A weather system with built in empathy, designed to ensure cloudless skies on high days and holidays; everybody’s good mood making the sun shine. It’s a fascinating concept which could essentially be used to create Space Dubai, if the inhabitants of a single world were living life to the fullest and happiest.

As demonstrated with the devastation across planet Iptheus, the downside is that empathetic weather can be weaponised. Thunderstorms are conjured up by fury, sadness causes a monstrous flood, and getting frightened brings about a literal whirlwind of fear. Speaking as someone who suffers from depression and severe anxiety, I can only begin to imagine the horrifying weather front that my cocktail of emotions would create.


◆ Sound Design

Iptheus was devastated by the empathetic weather: all that remains is a dead world, with a lone distress beacon calling out to eternity.
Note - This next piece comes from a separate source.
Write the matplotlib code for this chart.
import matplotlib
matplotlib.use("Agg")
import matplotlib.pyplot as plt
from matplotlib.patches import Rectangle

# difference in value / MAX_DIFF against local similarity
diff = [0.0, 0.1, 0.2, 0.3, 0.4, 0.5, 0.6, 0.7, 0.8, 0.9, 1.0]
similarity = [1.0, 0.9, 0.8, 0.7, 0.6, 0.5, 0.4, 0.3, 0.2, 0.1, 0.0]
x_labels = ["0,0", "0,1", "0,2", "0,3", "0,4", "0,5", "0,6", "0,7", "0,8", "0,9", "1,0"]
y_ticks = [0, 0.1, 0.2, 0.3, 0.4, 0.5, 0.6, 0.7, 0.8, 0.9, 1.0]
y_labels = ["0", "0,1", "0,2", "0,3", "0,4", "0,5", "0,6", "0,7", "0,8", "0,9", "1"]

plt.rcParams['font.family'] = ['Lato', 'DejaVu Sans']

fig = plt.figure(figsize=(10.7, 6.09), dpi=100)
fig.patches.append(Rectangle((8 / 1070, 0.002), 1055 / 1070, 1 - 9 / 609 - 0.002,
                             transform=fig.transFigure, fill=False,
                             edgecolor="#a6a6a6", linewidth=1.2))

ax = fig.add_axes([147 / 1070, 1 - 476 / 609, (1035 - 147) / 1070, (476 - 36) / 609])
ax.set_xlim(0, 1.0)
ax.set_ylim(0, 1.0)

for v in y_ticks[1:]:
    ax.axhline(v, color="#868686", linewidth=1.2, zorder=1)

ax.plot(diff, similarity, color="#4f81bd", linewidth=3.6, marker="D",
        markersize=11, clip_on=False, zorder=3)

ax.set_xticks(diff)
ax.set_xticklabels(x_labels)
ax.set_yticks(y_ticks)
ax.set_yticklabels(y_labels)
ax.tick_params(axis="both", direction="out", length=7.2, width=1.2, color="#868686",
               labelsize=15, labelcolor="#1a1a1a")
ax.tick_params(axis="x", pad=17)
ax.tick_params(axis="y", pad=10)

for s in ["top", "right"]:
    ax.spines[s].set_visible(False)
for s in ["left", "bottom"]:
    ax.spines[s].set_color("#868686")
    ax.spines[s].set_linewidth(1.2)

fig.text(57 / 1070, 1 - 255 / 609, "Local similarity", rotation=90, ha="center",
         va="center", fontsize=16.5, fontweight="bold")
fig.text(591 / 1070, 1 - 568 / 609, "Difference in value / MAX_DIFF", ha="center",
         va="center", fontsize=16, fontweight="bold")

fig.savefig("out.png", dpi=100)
Throughout the episode, we’re treated to brief flashbacks that showcase the rescue and recovery operation in full swing. Hundreds of the little robots are deployed to the planet, whilst the inhabitants wail in terror. Buildings are reduced the rubble as the chaos of the Time War sweeps overhead, leaving no survivors. The one constant sound: that distress beacon, waiting for a salvation that’ll never come.
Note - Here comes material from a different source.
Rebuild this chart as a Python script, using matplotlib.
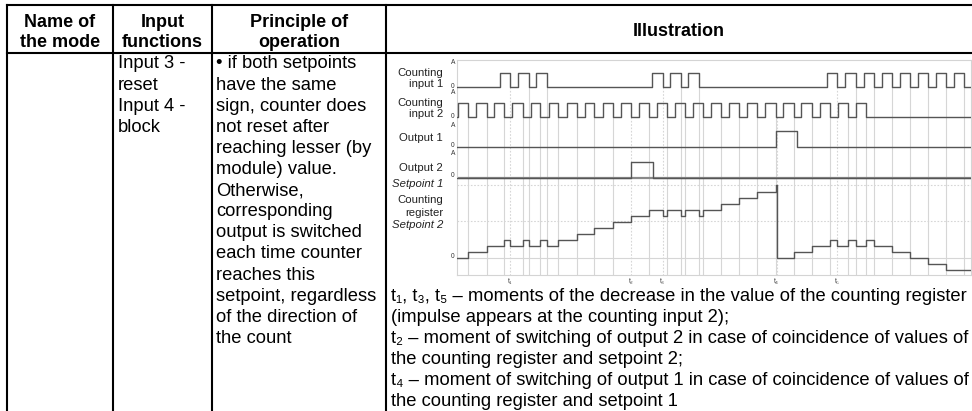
import matplotlib
matplotlib.use('Agg')
import matplotlib.pyplot as plt

plt.rcParams['font.family'] = ['Liberation Sans', 'DejaVu Sans']

# ---- table text
headers = ['Name of\nthe mode', 'Input\nfunctions', 'Principle of\noperation', 'Illustration']
input_functions = ['Input 3 -', 'reset', 'Input 4 -', 'block']
principle = ['• if both setpoints', 'have the same', 'sign, counter does', 'not reset after',
             'reaching lesser (by', 'module) value.', 'Otherwise,', 'corresponding',
             'output is switched', 'each time counter', 'reaches this',
             'setpoint, regardless', 'of the direction of', 'the count']
notes = ['t₁, t₃, t₅ – moments of the decrease in the value of the counting register',
         '(impulse appears at the counting input 2);',
         't₂ – moment of switching of output 2 in case of coincidence of values of',
         'the counting register and setpoint 2;',
         't₄ – moment of switching of output 1 in case of coincidence of values of',
         'the counting register and setpoint 1']

# ---- timing diagram, time measured in periods of counting input 2
in1_rise = [2.31, 3.32, 4.32, 10.74, 11.74, 12.74,
            20.43, 21.43, 22.45, 23.45, 24.45, 25.44, 26.44, 27.44]
in1_fall = [2.88, 3.90, 4.89, 11.32, 12.31, 13.31,
            20.99, 22.00, 23.00, 24.00, 24.99, 25.99, 26.99, 27.98]
in2_rise = [0, 1, 2, 3, 4, 5, 6, 7, 8, 9, 10, 11, 12, 13, 14, 15, 16, 17, 18, 19, 20, 21, 22]
in2_fall = [0.55, 1.57, 2.55, 3.57, 4.52, 5.54, 6.56, 7.53, 8.55, 9.56, 10.56, 11.56,
            12.56, 13.57, 14.56, 15.56, 16.55, 17.57, 18.57, 19.57, 20.56, 21.56, 22.56]
out1_rise, out1_fall = [17.57], [18.77]
out2_rise, out2_fall = [9.56], [10.78]
reg_times = [0.55, 1.57, 2.55, 2.88, 3.57, 3.90, 4.52, 4.89, 5.54, 6.56, 7.53, 8.55,
             9.56, 10.56, 11.32, 11.56, 12.31, 12.56, 13.31, 13.57, 14.56, 15.56, 16.55,
             17.57, 17.63, 18.57, 19.57, 20.56, 20.99, 21.56, 22.00, 22.56, 23.00, 24.00,
             24.99, 25.99, 26.99]
reg_levels = [1, 2, 3, 2, 3, 2, 3, 2, 3, 4, 5, 6,
              7, 8, 7, 8, 7, 8, 7, 8, 9, 10, 11,
              12.2, 0, 1, 2, 3, 2, 3, 2, 3, 2, 1,
              0, -1, -2]
setpoint1 = 12.2
setpoint2 = 6.2
moments = ['t₁', 't₂', 't₃', 't₄', 't₅']
moment_times = [2.88, 9.56, 11.32, 17.63, 20.99]

W, H = 972, 411
fig = plt.figure(figsize=(W / 100, H / 100), dpi=100)
tab = fig.add_axes([0, 0, 1, 1])
tab.set_xlim(0, W)
tab.set_ylim(H, 0)
tab.axis('off')

cols = [7, 113, 212, 386, 972]
lw_tab = 1.5
tab.plot([cols[0], W], [5, 5], color='black', lw=lw_tab)
tab.plot([cols[0], W], [53, 53], color='black', lw=lw_tab)
for x in cols[:-1]:
    tab.plot([x, x], [5, H], color='black', lw=lw_tab)

# headers
for i, h in enumerate(headers):
    xc = (cols[i] + cols[i + 1]) / 2
    lines = h.split('\n')
    if len(lines) == 1:
        tab.text(xc, 36.5, lines[0], ha='center', va='baseline', fontsize=13, fontweight='bold')
    else:
        for j, ln in enumerate(lines):
            tab.text(xc, 26.7 + 20.6 * j, ln, ha='center', va='baseline',
                     fontsize=13, fontweight='bold')

body_fs = 13.2
step = 21.1
base0 = 68.5
for j, ln in enumerate(input_functions):
    tab.text(118, base0 + step * j, ln, ha='left', va='baseline', fontsize=body_fs)
for j, ln in enumerate(principle):
    tab.text(216, base0 + step * j, ln, ha='left', va='baseline', fontsize=body_fs)
for j, ln in enumerate(notes):
    tab.text(391, base0 + step * (11 + j), ln, ha='left', va='baseline', fontsize=body_fs)

# ---- diagram
fl, fr, ft, fb = 457, 971, 60, 275
dg = fig.add_axes([fl / W, 1 - fb / H, (fr - fl) / W, (fb - ft) / H])
t0 = (fl - 458.3) / 18.06
t_end = (fr - 458.3) / 18.06
dg.set_xlim(t0, t_end)
dg.set_ylim(fb, ft)
dg.set_xticks([])
dg.set_yticks([])
for s in dg.spines.values():
    s.set_color('#d4d4d4')
    s.set_linewidth(0.8)

wave = '#555555'
grid = '#d6d6d6'
lanes = {'in1': (87, 14), 'in2': (117, 14), 'out1': (147, 15.5), 'out2': (178, 16)}
reg0, reg_step = 258, 6


def pulses(rises, falls):
    xs, ys = [t0], [0]
    for r, f in zip(rises, falls):
        xs += [r, r, f, f]
        ys += [0, 1, 1, 0]
    xs.append(t_end)
    ys.append(0)
    return xs, ys


# vertical guide lines
for t in in2_fall:
    dotted = t in moment_times
    dg.plot([t, t], [lanes['in2'][0], fb], color=grid, lw=0.8,
            ls=(0, (1.5, 1.5)) if dotted else '-', zorder=1)
for t in in1_fall:
    dotted = t in moment_times
    dg.plot([t, t], [lanes['in1'][0], fb], color=grid, lw=0.8,
            ls=(0, (1.5, 1.5)) if dotted else '-', zorder=1)
dg.plot([moment_times[3]] * 2, [lanes['in2'][0], fb], color=grid, lw=0.8,
        ls=(0, (1.5, 1.5)), zorder=1)

# setpoint and zero lines
for sp in (setpoint1, setpoint2):
    dg.axhline(reg0 - reg_step * sp, color=grid, lw=0.8, ls=(0, (1.5, 1.5)), zorder=1)
dg.axhline(reg0, color=grid, lw=0.8, zorder=1)

for key, (r, f) in {'in1': (in1_rise, in1_fall), 'in2': (in2_rise, in2_fall),
                    'out1': (out1_rise, out1_fall), 'out2': (out2_rise, out2_fall)}.items():
    base, amp = lanes[key]
    xs, ys = pulses(r, f)
    dg.plot(xs, [base - amp * y for y in ys], color=wave, lw=1.0, zorder=3)
dg.axhline(lanes['out2'][0], color='#8a8a8a', lw=1.6, zorder=2)

# counting register
xs, ys = [t0], [0]
prev = 0
for t, v in zip(reg_times, reg_levels):
    xs += [t, t]
    ys += [prev, v]
    prev = v
xs.append(t_end)
ys.append(prev)
dg.plot(xs, [reg0 - reg_step * y for y in ys], color=wave, lw=1.0, zorder=3)

for name, t in zip(moments, moment_times):
    dg.text(t, 281, name, ha='center', va='center', fontsize=5, color='#444444')

# lane labels
lab_fs = 8.2
lx = 443
for txt, yb in [('Counting', 75.5), ('input 1', 87), ('Counting', 105.5), ('input 2', 117),
                ('Output 1', 140.5), ('Output 2', 170.5), ('Counting', 203), ('register', 215.5)]:
    tab.text(lx, yb, txt, ha='right', va='baseline', fontsize=lab_fs, color='#222222')
for txt, yb in [('Setpoint 1', 187), ('Setpoint 2', 228)]:
    tab.text(lx, yb, txt, ha='right', va='baseline', fontsize=lab_fs, style='italic',
             color='#222222')

for yb, s in [(63, 'A'), (86, '0'), (93, 'A'), (116, '0'), (125, 'A'), (145, '0'),
              (153, 'A'), (175, '0'), (256.5, '0')]:
    tab.text(453, yb, s, ha='center', va='center', fontsize=4.8, color='#333333')
for yc in [94, 125, 154, 183, 265]:
    tab.text(967, yc, 't', ha='center', va='center', fontsize=7, color='#333333')

fig.savefig('out.png', dpi=100)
Iptheus sits under a melancholic shadow, and all life has been extinguished. Lee Adams really rams that point home with his soundscape.


◆ Music

BigFinish have largely stuck with the same ensemble of composers for the past decade, so coming across a name I don’t recognise is something of a treat.

Borna Matosic makes an excellent first impression by cramming his score full of emotion. The instrumentation is exquisite, and it fits the mood of the story like a glove. Genuinely, I am so pleased that he’s the composer for the next two sets in this range.


◆ Conclusion

Everyone and everything… deceased.”

Iptheus was decimated by empathetic weather: caught in the crossfire during the Time War, a fleet of rescue and recovery robots were dispatched to assist the survivors… but everyone had perished during the catastrophic weather front. Two of the robots remained on the planet, scouring the surface for even the slightest hint of life, but now they’re becoming sentient.
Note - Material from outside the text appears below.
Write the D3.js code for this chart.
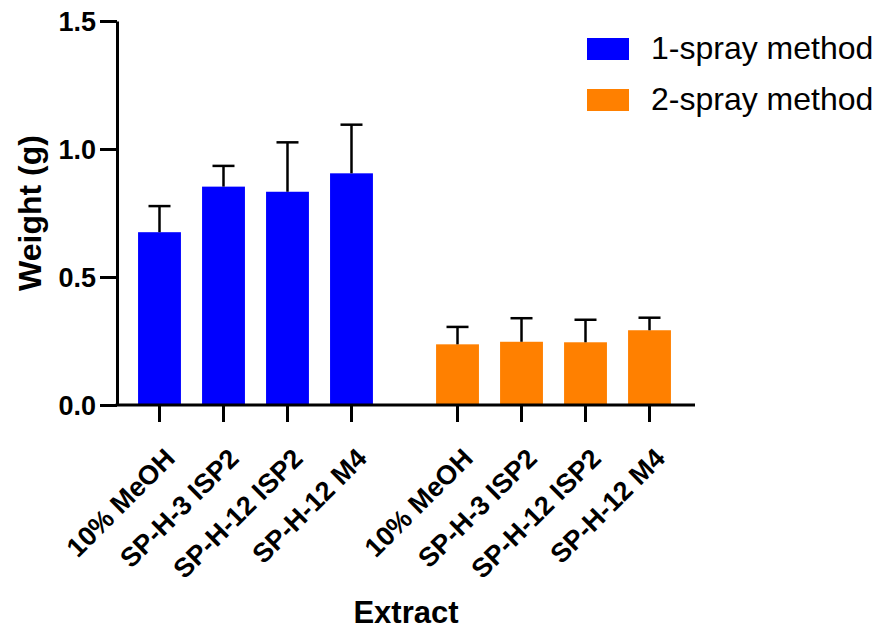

Lisa McMullin supposedly begged to write for the Eleventh Doctor and Valarie, and I’m so happy her request was granted. Their relationship has been on shaky ground ever since they left the junkyard, but dealing with a world in which their emotions control the weather actually helps them to work through some of their recent trauma. Dudman and Ingar are on top form throughout the episode, and also did a great job lending their voices to the thoroughly adorable Lionel and Augustus.

‘Broken Hearts’ will forever be heralded as one of the greatest things BigFinish have ever put out, and it was my favourite release of 2023.